TAIPEI.- White the end of all colors and the origin of all things. Bluerider ART Taipei·Dunhua presents the White Trilogy of Love: White Realm at Bluerider ART Taipei·Dunhua, White Light at Breeze Center, and White Jade at Hotel MVSA, on view from December 6, 2025 to February 28, 2026. Across a festive season that spans Christmas, New Year, and Lunar New Year, the trilogy unfolds three exhibitions across three distinctive venues, uniting Fine Art, refined taste, and elevated sensibility into one integrated experience.
As Nietzsche wrote, Art is the highest affirmation of life. Michel Foucaults concept of the technē of the self posits that one shapes existence through style; Heideggers notion of poetic dwelling reveals beauty as a mode of being and perceiving. In resonance with these philosophies, the White Trilogy of Love presents three forms of dialogue: White Realm channels the urban pulse through purity and clarity; White Light situates simplicity within the language of luxury; White Jade refines sensibility into the texture of contemporary living.
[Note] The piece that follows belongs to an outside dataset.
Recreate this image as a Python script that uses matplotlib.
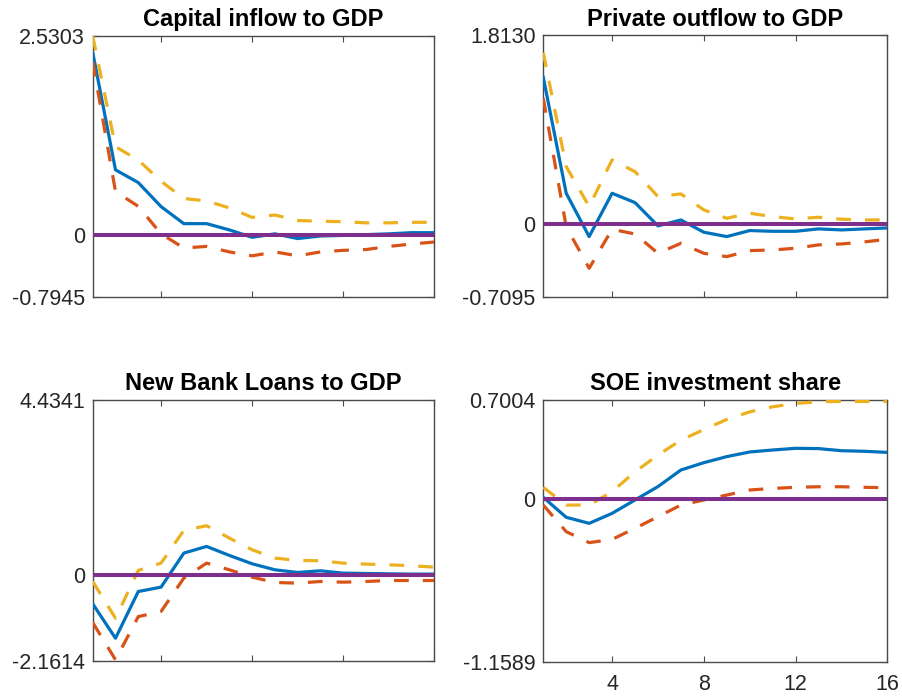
import matplotlib
matplotlib.use("Agg")
import matplotlib.pyplot as plt
import numpy as np

plt.rcParams['font.family'] = ['Liberation Sans', 'DejaVu Sans']

horizon = np.arange(1, 17)

titles = ["Capital inflow to GDP", "Private outflow to GDP",
          "New Bank Loans to GDP", "SOE investment share"]

y_upper_lim = [2.5303, 1.8130, 4.4341, 0.7004]
y_lower_lim = [-0.7945, -0.7095, -2.1614, -1.1589]

# median responses
capital_inflow_med = [2.32, 0.825, 0.663, 0.357, 0.140, 0.140, 0.06, -0.034,
                      0.01, -0.05, -0.017, -0.01, 0.0, 0.01, 0.025, 0.025]
private_outflow_med = [1.409, 0.292, -0.125, 0.292, 0.202, -0.022, 0.035, -0.083,
                       -0.125, -0.067, -0.074, -0.074, -0.051, -0.061, -0.051, -0.042]
bank_loans_med = [-0.717, -1.586, -0.405, -0.295, 0.565, 0.734, 0.506, 0.295,
                  0.143, 0.076, 0.118, 0.059, 0.05, 0.042, 0.034, 0.034]
soe_share_med = [0.009, -0.133, -0.176, -0.105, -0.01, 0.085, 0.203, 0.255,
                 0.298, 0.331, 0.345, 0.357, 0.355, 0.340, 0.336, 0.328]

# upper bands
capital_inflow_hi = [2.53, 1.12, 0.95, 0.68, 0.46, 0.43, 0.34, 0.22,
                     0.25, 0.18, 0.17, 0.165, 0.15, 0.15, 0.157, 0.157]
private_outflow_hi = [1.646, 0.549, 0.164, 0.613, 0.50, 0.26, 0.286, 0.132,
                      0.051, 0.10, 0.067, 0.045, 0.061, 0.042, 0.035, 0.035]
bank_loans_hi = [-0.152, -1.08, 0.127, 0.312, 1.139, 1.257, 0.945, 0.649,
                 0.439, 0.38, 0.371, 0.312, 0.287, 0.27, 0.245, 0.21]
soe_share_hi = [0.08, -0.046, -0.046, 0.049, 0.19, 0.309, 0.415, 0.49,
                0.562, 0.616, 0.652, 0.676, 0.688, 0.69, 0.69, 0.69]

# lower bands
capital_inflow_lo = [2.2, 0.55, 0.36, 0.01, -0.17, -0.15, -0.22, -0.27,
                     -0.22, -0.27, -0.22, -0.20, -0.19, -0.15, -0.12, -0.094]
private_outflow_lo = [1.207, -0.03, -0.43, -0.055, -0.10, -0.286, -0.19, -0.286,
                      -0.318, -0.26, -0.254, -0.237, -0.205, -0.196, -0.176, -0.151]
bank_loans_lo = [-1.19, -2.13, -1.04, -0.91, -0.067, 0.312, 0.143, -0.042,
                 -0.177, -0.194, -0.152, -0.169, -0.152, -0.127, -0.127, -0.127]
soe_share_lo = [-0.046, -0.235, -0.313, -0.29, -0.211, -0.129, -0.046, -0.01,
                0.025, 0.061, 0.072, 0.08, 0.084, 0.084, 0.08, 0.077]

medians = [capital_inflow_med, private_outflow_med, bank_loans_med, soe_share_med]
uppers = [capital_inflow_hi, private_outflow_hi, bank_loans_hi, soe_share_hi]
lowers = [capital_inflow_lo, private_outflow_lo, bank_loans_lo, soe_share_lo]

x_ticks = [4, 8, 12, 16]

BLUE = '#0072BD'
ORANGE = '#D95319'
YELLOW = '#EDB120'
PURPLE = '#7E2F8E'
FRAME = '#4a4a4a'

fig = plt.figure(figsize=(9.02, 7.0), dpi=100)

positions = [
    [0.1028, 0.5757, 0.3787, 0.3729],
    [0.6023, 0.5753, 0.3814, 0.3743],
    [0.1028, 0.0557, 0.3787, 0.3729],
    [0.6023, 0.0547, 0.3814, 0.3739],
]

lw = 2.3
dash = (4.6, 4.4)

for i in range(4):
    ax = fig.add_axes(positions[i])
    ax.plot(horizon, medians[i], color=BLUE, lw=lw, zorder=3)
    ax.plot(horizon, uppers[i], color=YELLOW, lw=lw, ls='--', dashes=dash, zorder=3)
    ax.plot(horizon, lowers[i], color=ORANGE, lw=lw, ls='--', dashes=dash, zorder=3)
    ax.plot(horizon, np.zeros_like(horizon, dtype=float), color=PURPLE, lw=2.9, zorder=4)

    ax.set_xlim(horizon[0], horizon[-1])
    ax.set_ylim(y_lower_lim[i], y_upper_lim[i])
    ax.set_yticks([y_lower_lim[i], 0, y_upper_lim[i]])
    ax.set_yticklabels(['%.4f' % y_lower_lim[i], '0', '%.4f' % y_upper_lim[i]])
    ax.set_xticks(x_ticks)
    if i == 3:
        ax.set_xticklabels([str(t) for t in x_ticks])
    else:
        ax.set_xticklabels([])

    ax.tick_params(direction='in', length=4.5, width=0.8, color=FRAME,
                   top=True, right=True, labelsize=15.5, labelcolor='#262626')
    ax.tick_params(axis='y', pad=5.5)
    ax.tick_params(axis='x', pad=9)
    for sp in ax.spines.values():
        sp.set_color(FRAME)
        sp.set_linewidth(1.0)

    ax.set_title(titles[i], fontsize=17, fontweight='bold', pad=7, color='black')

fig.savefig('out.png', dpi=100)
Together, the trilogy articulates three realms of Fine Art elegance within white, balance within luxury, and nobility through detail.
White Realm A Paper Trio Exhibition returns to the elemental qualities of paper whiteness, luminosity, fiber, and breath. Rather than seeking spectacle, the exhibition pursues restraint, elevating the lightness of paper and the weight of thought to their highest expression. In the hands of three artists across generations and cultural backgrounds Cao Jigang, Angela Glajcar, and Bay Tang Jiaxin paper transcends its traditional role as a carrier of text and history, becoming space, depth, and a pure state of mind. Through diverse paper materials including Xuanzhi, industrial paper, Korean paper, and cotton paper, and through distinct conceptual approaches such as traditional landscape perspective, hand-torn structures, and pierced surfaces, the artists reveal the resilience, humility, and stillness inherent in paper. Here, white is not merely seen; it is perceived as the texture of being a meditation unfolding between presence and silence.
Throughout Eastern and Western art history, paper has remained a domain of freedom. It has been written, painted, folded, cut, torn, and sculpted, repeatedly tested across cultures and epochs, becoming one of the materials most capable of containing spiritual depth. From the qi-filled voids of East Asian landscape painting to the shadow-sculpting practices of Western paper relief, the medium gradually breaks free from its traditional confines and enters more abstract, multivalent space. The layering of Cao Jigang, the ruptures of Glajcar, and the punctures of Tang together construct a metaphysical realm a convergence of force, energy, tranquility, and tension.
Cao Jigang(China,b.1955)
Renowned for his tempera landscape paintings, Cao Jigang presents a distinct body of work created with century-old Anhui Xuanzhi paper. Integrating the traditional three-distance method of Chinese landscape painting high, deep, and level distance with contemporary structural aesthetics, he extends paper from two-dimensional plane to sculptural depth. By cutting, stacking, and assembling Xuanzhi, he translates abstract, rationalized geometric forms into spatial interpretations of shifting perception. Multiple variations of white paper are employed, preserving irregular, natural edges formed during production; these edges become essential visual elements, allowing the materials inherent qualities to speak with minimal intervention.
Angela Glajcar (Germany, b.1970)
Angela Glajcar transforms heavy German industrial paper into sculptural architectures through hand-torn layering. Her works are defined by the tension between force and fragility, exploring the philosophy of rupture and renewal. Each tear serves as intention and memory, reorganizing irregular forms into new spatial order. Through light and shadow, Glajcar composes poetic passages of air and luminosity, where fragmentation becomes order and vulnerability transforms into strength. Her works reflect the delicate nature of human existence while suggesting how individuals find balance and resilience after rupture.
Bay Tang Jiaxin (China, b.1995)
The youngest artist in the exhibition, Bay Tang Jiaxin uses piercing techniques on thick cotton paper, lifting fibers with fine needles to build a meditative rhythm of creation. This near-silent act generates intricate textures, turning fragility into a form of strength. Her works resemble carved webs of time, where silence becomes cadence and white becomes heartbeat. Each puncture holds accumulated time and distilled thought, presenting a contemporary interpretation of the coexistence of delicacy and resilience.
White Realm A Paper Trio Exhibition invites viewers to encounter paper at its most intimate register: its fragility, its weight, its luminosity, and its quiet. Through three distinct artistic languages, paper is transformed from everyday material into a site of contemplation. Here, white is the white of time, of thought, and of the inner light that opens within the human spirit.